Abstract

Human activities lead to a process of homogenization of biotas in which specialist species are increasingly replaced by common and widespread species. Using a 30-year diachronic record of arable weed communities, we tested this hypothesis by quantifying changes in α- and β-diversity, using both taxonomic and functional diversity and by partitioning β-diversity into species replacement and richness differences. Arable weed communities were sampled in the same 158 fields of the Côte-d’Or region (northeastern France) between the 1970s and the 2000s. For each period, each field was characterized by crop types, soil characteristics and a High Nature Value (HNV) farmland index based on agricultural intensification at the landscape level. At the field scale, we observed a loss of 46% and 38% in α-taxonomic and functional diversity, respectively, which was in accordance with the decrease in the HNV farmland index over the same period.
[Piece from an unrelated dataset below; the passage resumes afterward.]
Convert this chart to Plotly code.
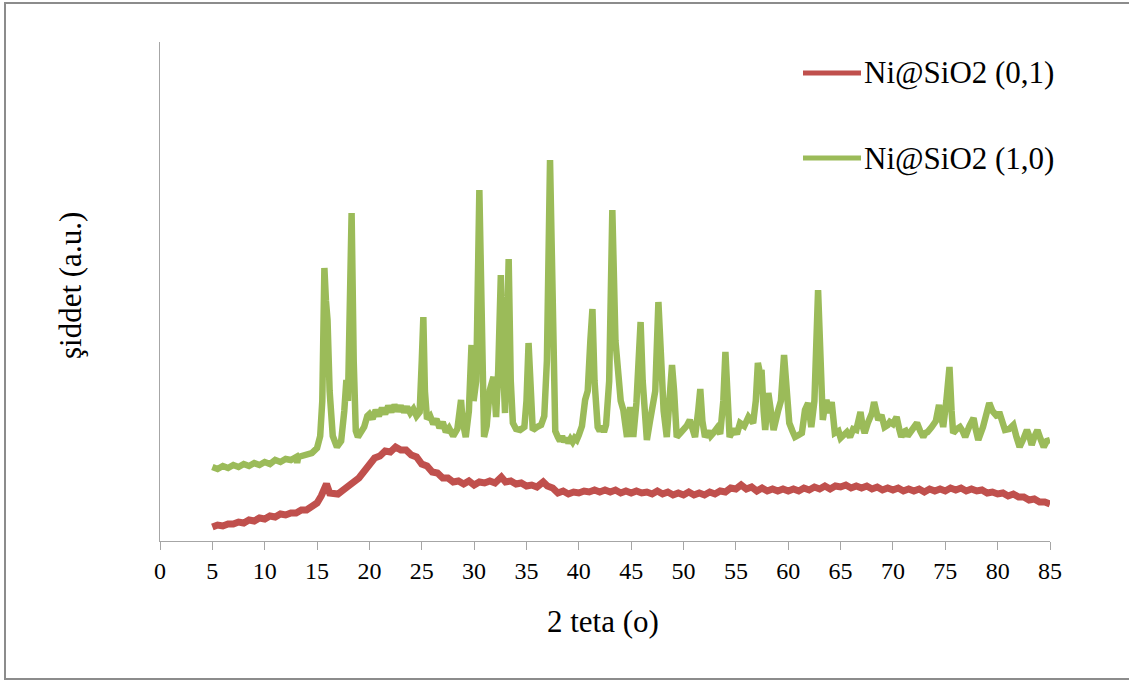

At the regional scale, there was an increase of 15% and 21% in β-taxonomic and functional diversity (across fields), respectively. Crop type and soil characteristics explained similar levels of variation in species replacement, and crop type explained much larger richness differences in the 2000s suggesting that crop and associated practices may exert a high filtering effect. Our results also highlighted a marked decline of common weeds; a process that is far from being counterbalanced by the few colonizing weeds. Rather than to biotic homogenization, this pattern of loss has led to a higher differentiation of arable weed communities. This could correspond to a fragmentation of suitable habitats for species that depend on weeds. This pattern was associated with a decrease of species richness per field; the loss of common species and their associated functions may be of greater significance for agroecosystem functioning.